Although Article 10.2 is arguably ambiguous because its first sentence is permissive and its last sentence is mandatory, the reading proffered by Herrmann is implausible in light of logic and the Explanatory Report. Herrmann must be asserting that the word "it" in the last sentence of article 10.2 refers to "the sentence" rather than "the adapted sentence." This interpretation, however, would render the last sentence senseless. To illustrate, a sentence cannot aggravate itself but an adapted sentence could aggravate the sentence of the sentencing court. Therefore, the word "it" must refer to the adapted sentence. Reading Article 10.2 as a whole, we conclude that the last sentence has effect only if the convict's sentence is adapted under the first sentence. Therefore, if the administering state chooses not to adapt the sentence, the second and third sentences of Treaty Article 10.2 have no effect.

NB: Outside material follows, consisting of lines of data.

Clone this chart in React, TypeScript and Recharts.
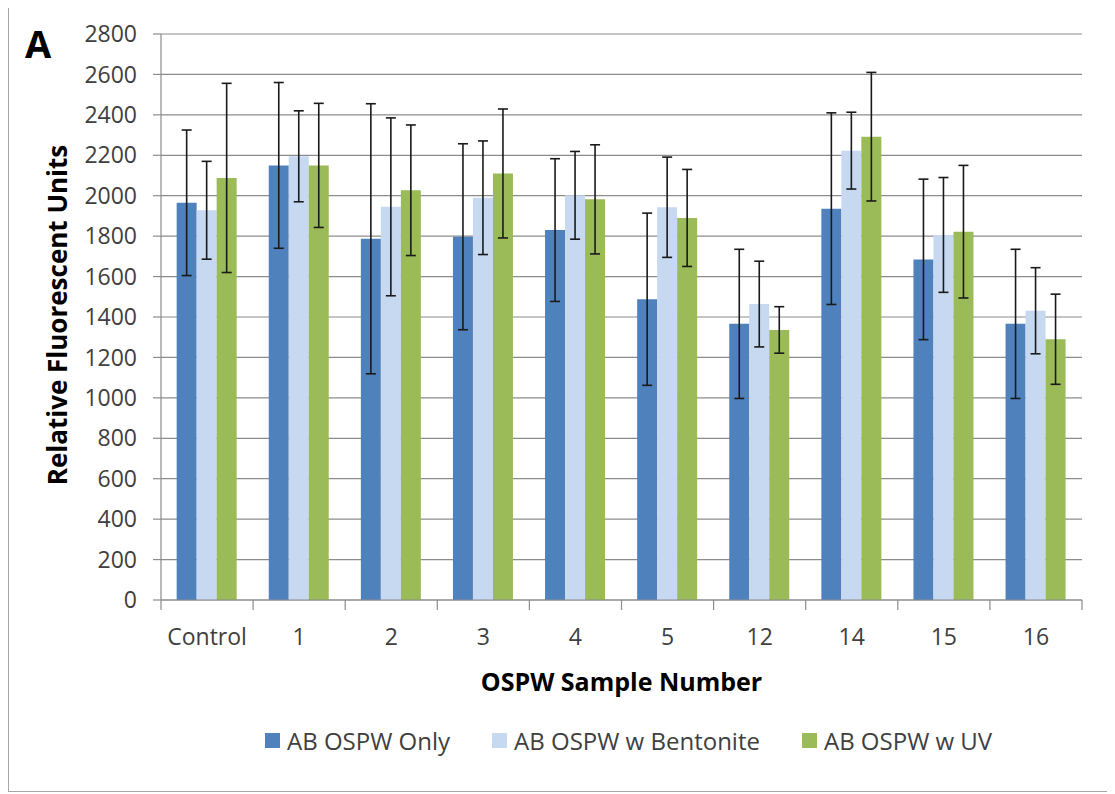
import { BarChart, Bar, XAxis, YAxis, CartesianGrid, Legend, ErrorBar, Label } from 'recharts';

const categories = ['Control', '1', '2', '3', '4', '5', '12', '14', '15', '16'];

const abOnly = [1965, 2150, 1787, 1797, 1830, 1488, 1366, 1936, 1685, 1366];
const abOnlyErr = [360, 410, 668, 460, 353, 426, 369, 474, 397, 369];

const abBentonite = [1928, 2195, 1945, 1990, 2002, 1943, 1464, 2223, 1806, 1431];
const abBentoniteErr = [242, 225, 440, 281, 217, 248, 212, 190, 284, 213];

const abUV = [2088, 2150, 2027, 2110, 1982, 1890, 1336, 2292, 1822, 1290];
const abUVErr = [468, 307, 323, 319, 270, 240, 115, 318, 328, 223];

const yTicks = [0, 200, 400, 600, 800, 1000, 1200, 1400, 1600, 1800, 2000, 2200, 2400, 2600, 2800];

const data = categories.map((name, i) => ({
  name,
  only: abOnly[i],
  onlyErr: abOnlyErr[i],
  bentonite: abBentonite[i],
  bentoniteErr: abBentoniteErr[i],
  uv: abUV[i],
  uvErr: abUVErr[i],
}));

const CHART_W = 1101;
const CHART_H = 785;
const PLOT_W = 921;
const GRID = '#8c8c8c';
const TEXT = '#404040';

// Excel puts the x ticks on category boundaries, so draw them with the label
const CategoryTick = (props: any) => {
  const { x, y, payload, index } = props;
  const half = PLOT_W / categories.length / 2;
  return (
    <g>
      <line x1={x - half} x2={x - half} y1={y} y2={y + 10} stroke={GRID} strokeWidth={1.2} />
      {index === categories.length - 1 && (
        <line x1={x + half} x2={x + half} y1={y} y2={y + 10} stroke={GRID} strokeWidth={1.2} />
      )}
      <text x={x} y={y + 45} textAnchor="middle" fill={TEXT} fontSize={23}>
        {payload.value}
      </text>
    </g>
  );
};

const LegendContent = (props: any) => {
  const { payload } = props;
  return (
    <div style={{ display: 'flex', alignItems: 'center', height: 30 }}>
      {(payload || []).map((entry: any) => (
        <div key={entry.value} style={{ display: 'flex', alignItems: 'center', marginRight: 42 }}>
          <span style={{ width: 15, height: 15, background: entry.color, marginRight: 7, display: 'inline-block' }} />
          <span style={{ fontSize: 24, color: TEXT, whiteSpace: 'nowrap' }}>{entry.value}</span>
        </div>
      ))}
    </div>
  );
};

export default function App() {
  return (
    <div
      style={{
        position: 'relative',
        width: 1103,
        height: 787,
        marginTop: -3,
        border: '1px solid #a6a6a6',
        boxSizing: 'border-box',
        background: '#fff',
        fontFamily: '"Open Sans", sans-serif',
      }}
    >
      <div
        style={{
          position: 'absolute',
          left: 16,
          top: 18,
          fontSize: 38,
          lineHeight: 1,
          fontWeight: 700,
          color: '#000',
          zIndex: 2,
        }}
      >
        A
      </div>
      <BarChart
        width={CHART_W}
        height={CHART_H}
        data={data}
        margin={{ top: 28, right: 28, left: 52, bottom: 131 }}
        barCategoryGap="17%"
        barGap={0}
      >
        <CartesianGrid vertical={false} stroke={GRID} strokeWidth={1.2} />
        <XAxis
          dataKey="name"
          height={60}
          interval={0}
          axisLine={{ stroke: GRID, strokeWidth: 1.2 }}
          tickLine={false}
          tickSize={0}
          tickMargin={0}
          tick={<CategoryTick />}
        >
          <Label
            value="OSPW Sample Number"
            position="bottom"
            offset={13}
            style={{ fontSize: 25, fontWeight: 700, fill: '#000' }}
          />
        </XAxis>
        <YAxis
          width={100}
          domain={[0, 2800]}
          ticks={yTicks}
          interval={0}
          axisLine={{ stroke: GRID, strokeWidth: 1.2 }}
          tickLine={{ stroke: GRID, strokeWidth: 1.2 }}
          tickSize={8}
          tickMargin={16}
          tick={{ fill: TEXT, fontSize: 23 }}
        >
          <Label
            value="Relative Fluorescent Units"
            angle={-90}
            position="center"
            dx={-53}
            dy={-2}
            style={{ fontSize: 26, fontWeight: 700, fill: '#000', textAnchor: 'middle' }}
          />
        </YAxis>
        <Legend
          layout="horizontal"
          verticalAlign="middle"
          align="center"
          content={<LegendContent />}
          wrapperStyle={{ top: 719, left: 256, width: 840, height: 30 }}
        />
        <Bar dataKey="only" name="AB OSPW Only" fill="#4f81bd" isAnimationActive={false}>
          <ErrorBar dataKey="onlyErr" width={5} stroke="#1a1a1a" strokeWidth={1.6} direction="y" />
        </Bar>
        <Bar dataKey="bentonite" name="AB OSPW w Bentonite" fill="#c6d9f1" isAnimationActive={false}>
          <ErrorBar dataKey="bentoniteErr" width={5} stroke="#1a1a1a" strokeWidth={1.6} direction="y" />
        </Bar>
        <Bar dataKey="uv" name="AB OSPW w UV" fill="#9bbb59" isAnimationActive={false}>
          <ErrorBar dataKey="uvErr" width={5} stroke="#1a1a1a" strokeWidth={1.6} direction="y" />
        </Bar>
      </BarChart>
    </div>
  );
}
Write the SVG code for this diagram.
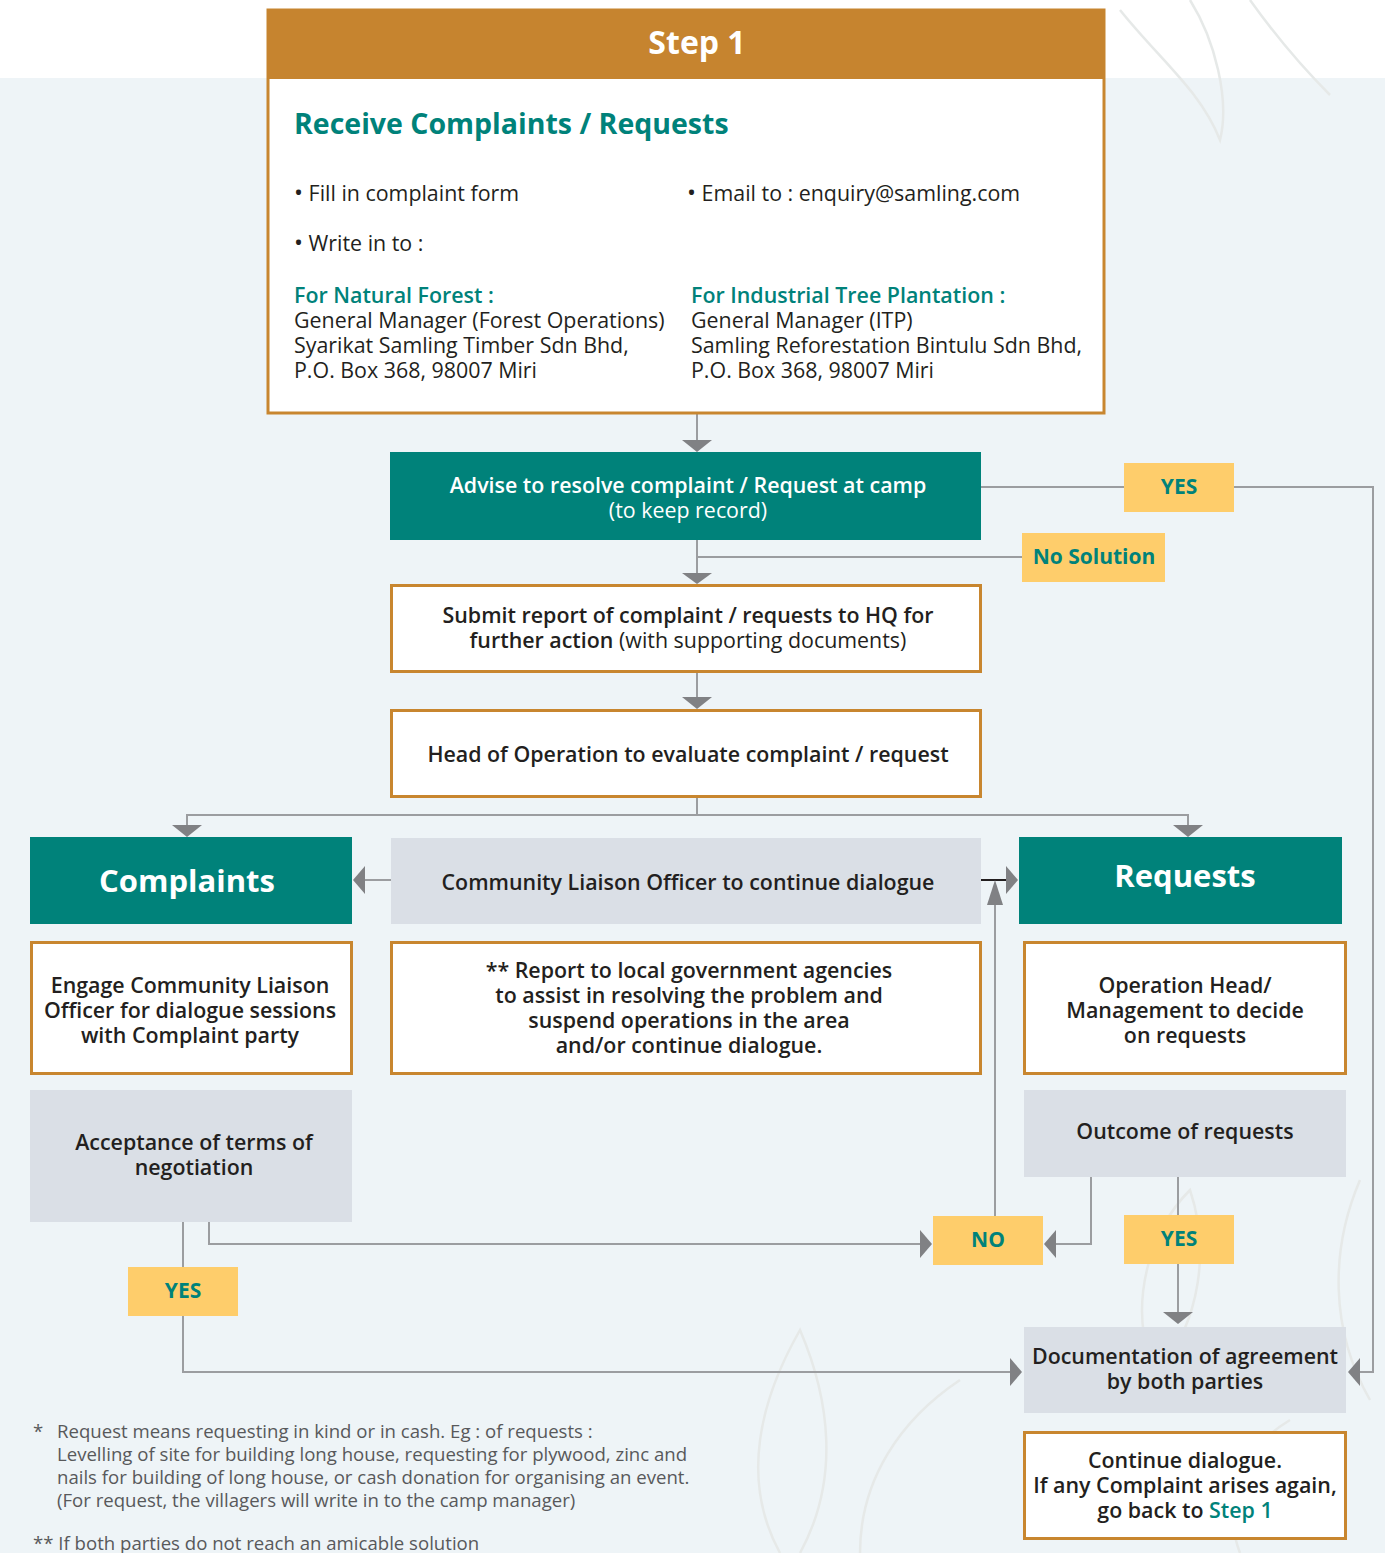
<svg xmlns="http://www.w3.org/2000/svg" width="1385" height="1553" viewBox="0 0 1385 1553">
<defs>
<style>
text{font-family:"Open Sans","Noto Sans","Liberation Sans",sans-serif;}
.t{font-size:21.4px;font-weight:600;fill:#231f20;text-anchor:middle;}
.tr{font-size:21.4px;font-weight:400;fill:#231f20;}
.w{fill:#ffffff;text-anchor:middle;}
.teal{fill:#00827a;}
.lbl{font-size:21px;font-weight:700;fill:#00827a;text-anchor:middle;}
.orange{fill:#ffffff;stroke:#c8862f;stroke-width:3;}
.tealbox{fill:#00827a;}
.grey{fill:#dadfe6;}
.yel{fill:#fecd6b;}
.ln{fill:none;stroke:#9b9da0;stroke-width:2;}
.ah{fill:#808184;}
.note{font-size:18.6px;font-weight:400;fill:#58595b;}
.leaf{fill:none;stroke:#e6e9e8;stroke-width:2.5;}
</style>
</defs>
<rect x="0" y="0" width="1385" height="1553" fill="#eef4f7"/>
<rect x="0" y="0" width="1385" height="78" fill="#ffffff"/>
<g id="decor">
<path class="leaf" d="M1120 10 C1160 60 1200 90 1220 140 C1230 100 1215 40 1190 0"/>
<path class="leaf" d="M1250 0 C1275 35 1300 65 1330 95"/>
<path class="leaf" d="M780 1553 C740 1480 760 1400 800 1330 C830 1400 840 1480 800 1553"/>
<path class="leaf" d="M860 1553 C860 1480 900 1420 960 1380"/>
<path class="leaf" d="M1150 1360 C1130 1300 1150 1230 1190 1190 C1210 1250 1200 1320 1160 1370"/>
<path class="leaf" d="M1360 1180 C1330 1250 1330 1330 1370 1400"/>
<path class="leaf" d="M1240 1553 C1220 1500 1240 1450 1290 1420"/>
</g>
<g id="connectors">
<line class="ln" x1="697" y1="414" x2="697" y2="442"/>
<polygon class="ah" points="682,440 712,440 697,452"/>
<polyline class="ln" points="981,487 1124,487"/>
<polyline class="ln" points="1234,487 1373,487 1373,1372 1360,1372"/>
<polygon class="ah" points="1360,1358 1360,1386 1348,1372"/>
<line class="ln" x1="697" y1="540" x2="697" y2="574"/>
<line class="ln" x1="697" y1="557" x2="1022" y2="557"/>
<polygon class="ah" points="682,573 712,573 697,584"/>
<line class="ln" x1="697" y1="672" x2="697" y2="698"/>
<polygon class="ah" points="682,697 712,697 697,709"/>
<polyline class="ln" points="697,797 697,815"/>
<polyline class="ln" points="187,826 187,815 1188,815 1188,826"/>
<polygon class="ah" points="172,825 202,825 187,837"/>
<polygon class="ah" points="1173,825 1203,825 1188,837"/>
<line class="ln" x1="391" y1="880" x2="363" y2="880"/>
<polygon class="ah" points="365,866 365,894 353,880"/>
<line x1="981" y1="880" x2="1007" y2="880" stroke="#231f20" stroke-width="2"/>
<polygon class="ah" points="1006,866 1006,894 1018,880"/>
<line class="ln" x1="995" y1="1216" x2="995" y2="900"/>
<polygon class="ah" points="987,905 1003,905 995,880"/>
<polyline class="ln" points="209,1222 209,1244 922,1244"/>
<polygon class="ah" points="920,1230 920,1258 932,1244"/>
<polyline class="ln" points="1091,1177 1091,1244 1055,1244"/>
<polygon class="ah" points="1056,1230 1056,1258 1044,1244"/>
<line class="ln" x1="1178" y1="1177" x2="1178" y2="1215"/>
<line class="ln" x1="1178" y1="1264" x2="1178" y2="1313"/>
<polygon class="ah" points="1163,1312 1193,1312 1178,1324"/>
<line class="ln" x1="183" y1="1222" x2="183" y2="1267"/>
<polyline class="ln" points="183,1316 183,1372 1011,1372"/>
<polygon class="ah" points="1010,1358 1010,1386 1022,1372"/>
</g>
<g id="step1">
<rect class="orange" x="268" y="10" width="836" height="403"/>
<rect x="267" y="9" width="838" height="70" fill="#c6842f"/>
<text x="697" y="54" class="w" font-size="32" font-weight="700">Step 1</text>
<text x="294" y="134" class="teal" font-size="28.5" font-weight="700">Receive Complaints / Requests</text>
<text x="294" y="201" class="tr"><tspan font-size="24">•</tspan> Fill in complaint form</text>
<text x="687" y="201" class="tr"><tspan font-size="24">•</tspan> Email to : enquiry@samling.com</text>
<text x="294" y="251" class="tr"><tspan font-size="24">•</tspan> Write in to :</text>
<text x="294" y="303" class="teal" font-size="21.4" font-weight="600">For Natural Forest :</text>
<text x="294" y="328" class="tr">General Manager (Forest Operations)</text>
<text x="294" y="353" class="tr">Syarikat Samling Timber Sdn Bhd,</text>
<text x="294" y="378" class="tr">P.O. Box 368, 98007 Miri</text>
<text x="691" y="303" class="teal" font-size="21.4" font-weight="600">For Industrial Tree Plantation :</text>
<text x="691" y="328" class="tr">General Manager (ITP)</text>
<text x="691" y="353" class="tr">Samling Reforestation Bintulu Sdn Bhd,</text>
<text x="691" y="378" class="tr">P.O. Box 368, 98007 Miri</text>
</g>
<g id="advise">
<rect class="tealbox" x="390" y="452" width="591" height="88"/>
<text x="688" y="493" class="t w">Advise to resolve complaint  / Request at camp</text>
<text x="688" y="518" class="w" font-size="21.4" font-weight="400">(to keep record)</text>
</g>
<g id="yes-top">
<rect class="yel" x="1124" y="463" width="110" height="49"/>
<text x="1179" y="494" class="lbl">YES</text>
</g>
<g id="no-solution">
<rect class="yel" x="1022" y="533" width="143" height="49"/>
<text x="1094" y="564" class="lbl">No Solution</text>
</g>
<g id="submit">
<rect class="orange" x="391.5" y="585.5" width="589" height="86"/>
<text x="688" y="623" class="t">Submit report of complaint / requests to HQ for</text>
<text x="688" y="648" class="t">further action<tspan font-weight="400"> (with supporting documents)</tspan></text>
</g>
<g id="head">
<rect class="orange" x="391.5" y="710.5" width="589" height="86"/>
<text x="688" y="762" class="t">Head of Operation to evaluate complaint / request</text>
</g>
<g id="complaints">
<rect class="tealbox" x="30" y="837" width="322" height="87"/>
<text x="187" y="892" class="w" font-size="31" font-weight="700">Complaints</text>
</g>
<g id="liaison">
<rect class="grey" x="391" y="838" width="590" height="86"/>
<text x="688" y="890" class="t">Community Liaison Officer to continue dialogue</text>
</g>
<g id="requests">
<rect class="tealbox" x="1019" y="837" width="323" height="87"/>
<text x="1185" y="887" class="w" font-size="31" font-weight="700">Requests</text>
</g>
<g id="engage">
<rect class="orange" x="31.5" y="942.5" width="320" height="131"/>
<text x="190" y="993" class="t">Engage Community Liaison</text>
<text x="190" y="1018" class="t">Officer for dialogue sessions</text>
<text x="190" y="1043" class="t">with Complaint party</text>
</g>
<g id="report">
<rect class="orange" x="391.5" y="942.5" width="589" height="131"/>
<text x="689" y="978" class="t">** Report to local government agencies</text>
<text x="689" y="1003" class="t">to assist in resolving the problem and</text>
<text x="689" y="1028" class="t">suspend operations in the area</text>
<text x="689" y="1053" class="t">and/or continue dialogue.</text>
</g>
<g id="operation-head">
<rect class="orange" x="1024.5" y="942.5" width="321" height="131"/>
<text x="1185" y="993" class="t">Operation Head/</text>
<text x="1185" y="1018" class="t">Management to decide</text>
<text x="1185" y="1043" class="t">on requests</text>
</g>
<g id="acceptance">
<rect class="grey" x="30" y="1090" width="322" height="132"/>
<text x="194" y="1150" class="t">Acceptance of terms of</text>
<text x="194" y="1175" class="t">negotiation</text>
</g>
<g id="outcome">
<rect class="grey" x="1024" y="1090" width="322" height="87"/>
<text x="1185" y="1139" class="t">Outcome of requests</text>
</g>
<g id="no">
<rect class="yel" x="933" y="1216" width="110" height="49"/>
<text x="988" y="1247" class="lbl">NO</text>
</g>
<g id="yes-right">
<rect class="yel" x="1124" y="1215" width="110" height="49"/>
<text x="1179" y="1246" class="lbl">YES</text>
</g>
<g id="yes-left">
<rect class="yel" x="128" y="1267" width="110" height="49"/>
<text x="183" y="1298" class="lbl">YES</text>
</g>
<g id="documentation">
<rect class="grey" x="1024" y="1327" width="322" height="86"/>
<text x="1185" y="1364" class="t">Documentation of agreement</text>
<text x="1185" y="1389" class="t">by both parties</text>
</g>
<g id="continue">
<rect class="orange" x="1024.5" y="1432.5" width="321" height="106"/>
<text x="1185" y="1468" class="t">Continue dialogue.</text>
<text x="1185" y="1493" class="t">If any Complaint arises again,</text>
<text x="1185" y="1518" class="t">go back to <tspan class="teal">Step 1</tspan></text>
</g>
<g id="notes">
<text x="33" y="1438" class="note">*</text>
<text x="57" y="1438" class="note">Request means requesting in kind or in cash. Eg : of requests :</text>
<text x="57" y="1461" class="note">Levelling of site for building long house, requesting for plywood, zinc and</text>
<text x="57" y="1484" class="note">nails for building of long house, or cash donation for organising an event.</text>
<text x="57" y="1507" class="note">(For request, the villagers will write in to the camp manager)</text>
<text x="33" y="1550" class="note">** If both parties do not reach an amicable solution</text>
</g>
</svg>
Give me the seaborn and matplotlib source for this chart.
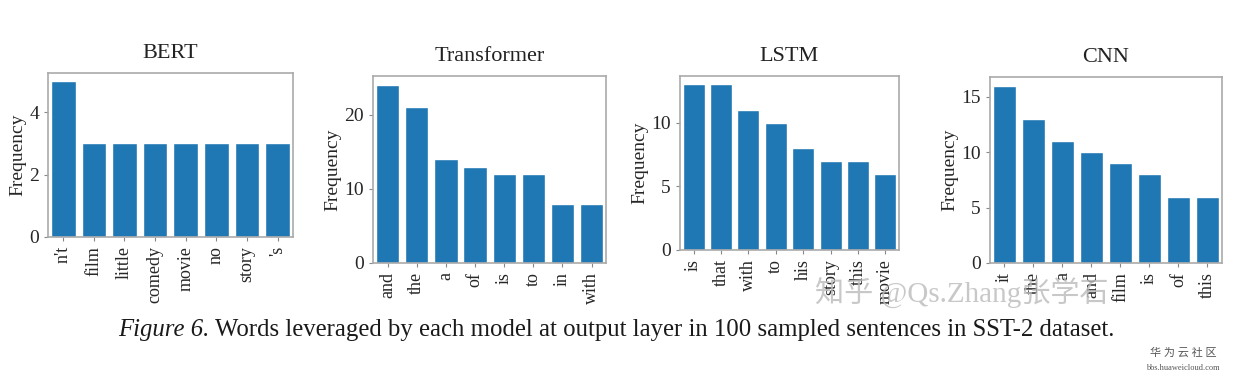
import numpy as np
import pandas as pd
import seaborn as sns
import matplotlib.pyplot as plt

# word frequencies
bert_words = ["n't", "film", "little", "comedy", "movie", "no", "story", "'s"]
bert_freq = [5, 3, 3, 3, 3, 3, 3, 3]

trans_words = ["and", "the", "a", "of", "is", "to", "in", "with"]
trans_freq = [24, 21, 14, 13, 12, 12, 8, 8]

lstm_words = ["is", "that", "with", "to", "his", "story", "this", "movie"]
lstm_freq = [13, 13, 11, 10, 8, 7, 7, 6]

cnn_words = ["it", "the", "a", "and", "film", "is", "of", "this"]
cnn_freq = [16, 13, 11, 10, 9, 8, 6, 6]

titles = ["BERT", "Transformer", "LSTM", "CNN"]
yticks = [[0, 2, 4], [0, 10, 20], [0, 5, 10], [0, 5, 10, 15]]

sns.set_style("ticks")
plt.rcParams['font.family'] = ['Liberation Serif', 'Noto Sans CJK SC', 'DejaVu Sans']

fig = plt.figure(figsize=(12.39, 3.77), dpi=100)

# panel boxes (left, bottom, width, height) in figure fractions
boxes = [
    [0.0387, 0.3714, 0.1977, 0.435],
    [0.3011, 0.3024, 0.1881, 0.496],
    [0.5488, 0.3369, 0.1768, 0.4615],
    [0.7990, 0.3024, 0.1872, 0.4934],
]

data = [(bert_words, bert_freq), (trans_words, trans_freq),
        (lstm_words, lstm_freq), (cnn_words, cnn_freq)]

for box, (words, freq), title, yt in zip(boxes, data, titles, yticks):
    ax = fig.add_axes(box)
    df = pd.DataFrame({'word': words, 'freq': freq})
    sns.barplot(data=df, x='word', y='freq', color='#1f77b4', saturation=1,
                width=0.8, ax=ax)
    ax.set_ylim(0, max(freq) * 1.05)
    ax.set_yticks(yt)
    ax.set_xlabel('')
    ax.set_ylabel('Frequency', fontsize=14, labelpad=2)
    ax.set_title(title, fontsize=16, pad=11, color='#222222')
    ax.tick_params(axis='x', labelrotation=90, labelsize=13, length=3, color='#888888')
    ax.tick_params(axis='y', labelsize=14, length=3, color='#888888')
    for sp in ax.spines.values():
        sp.set_color('#aaaaaa')
        sp.set_linewidth(1.2)

# caption: italic "Figure 6." followed by the plain text
cap1 = fig.text(118 / 1239, 0.125, 'Figure 6.', fontsize=17.8, style='italic',
                color='#1a1a1a', ha='left', va='center')
fig.canvas.draw()
bb = cap1.get_window_extent()
fig.text((bb.x1 + 6) / 1239, 0.125,
         'Words leveraged by each model at output layer in 100 sampled sentences in SST-2 dataset.',
         fontsize=17.8, color='#1a1a1a', ha='left', va='center')

# watermarks
fig.text(0.658, 0.225, '知乎 @Qs.Zhang张学石', fontsize=21, color='#bbbbbb', alpha=0.8,
         ha='left', va='center')
fig.text(0.955, 0.065, '华 为 云 社 区', fontsize=8, color='#555555', ha='center', va='center')
fig.text(0.955, 0.025, 'bbs.huaweicloud.com', fontsize=6, color='#555555', ha='center', va='center')

plt.savefig('out.png', dpi=100)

Portions of the Explanatory Report on the Treaty shed light on our interpretation:
49. Where the administering state opts for the "continued enforcement" procedure, it is bound by the legal nature as well as the duration of the sentence as determined by the sentencing state
50. If the two states concerned have different penal systems with regard to the division of penalties or the minimum and maximum lengths of sentence, it might be necessary for the administering state to adapt the sanction to the punishment or measure prescribed by its own law for a similar offence. Paragraph 2 allows that adaptation within certain limits: the adapted punishment or measure must, as far as possible, correspond with that imposed by the sentence to be enforced; it must not aggravate, by its nature or duration, the sanction imposed in the sentencing state; and it must not exceed the maximum prescribed by the law of the administering state. In other words: the administering state may adapt the sanction to the nearest equivalent available under its own law, provided that this does not result in more severe punishment or longer detention. . . . The procedure under Article 10.2 enables the administering state merely to adapt the sanction prescribed by its own law In order to make the sentence enforceable. The administering state thus continues to enforce the sentence imposed in the sentencing state, but it does so in accordance with the requirements of its own penal system.
Thus, it can be seen that the quoted language supports our conclusion that Article 10.2 would only apply here if the government chose to adapt. But as the quoted provisions of the Transfer Statute show, the United States has opted not to adapt:
18 U.S.C. § 4105 (1982) provides in part:
(a) Except as provided elsewhere in this section an offender serving a sentence of imprisonment in a foreign country transferred to the custody of the Attorney General shall remain in the custody of the Attorney General under the same conditions and for the same period of time as an offender who had been committed to the custody of the Attorney General by a court of the United States for the period of time imposed by the sentencing court.
Herrmann argues that the Transfer Statute is inconsistent with the Treaty and that the Treaty controls as "last in time." This argument avails Herrmann nothing in light of our conclusion that the controlling language of Treaty Article 10.2 is permissive. Obviously, then, it cannot be inconsistent with the mandatory language of section 4105(a) of the Transfer Statute.*fn2
Furthermore, the Transfer Statute is the appropriate statute governing transfers under the Treaty even though the statute was enacted before the Treaty was signed. There is nothing in the Transfer Statute to suggest that it was not intended to apply to treaties not yet in force. Indeed, the legislative history indicates that the statute was intended to apply to future treaties. H.R. Rep. No. 95-720 at 1-2, 28, reprinted in 1977 U.S. Code Cong. & Admin. News at 3146-47, 3150.
The judgment of the district court will be affirmed.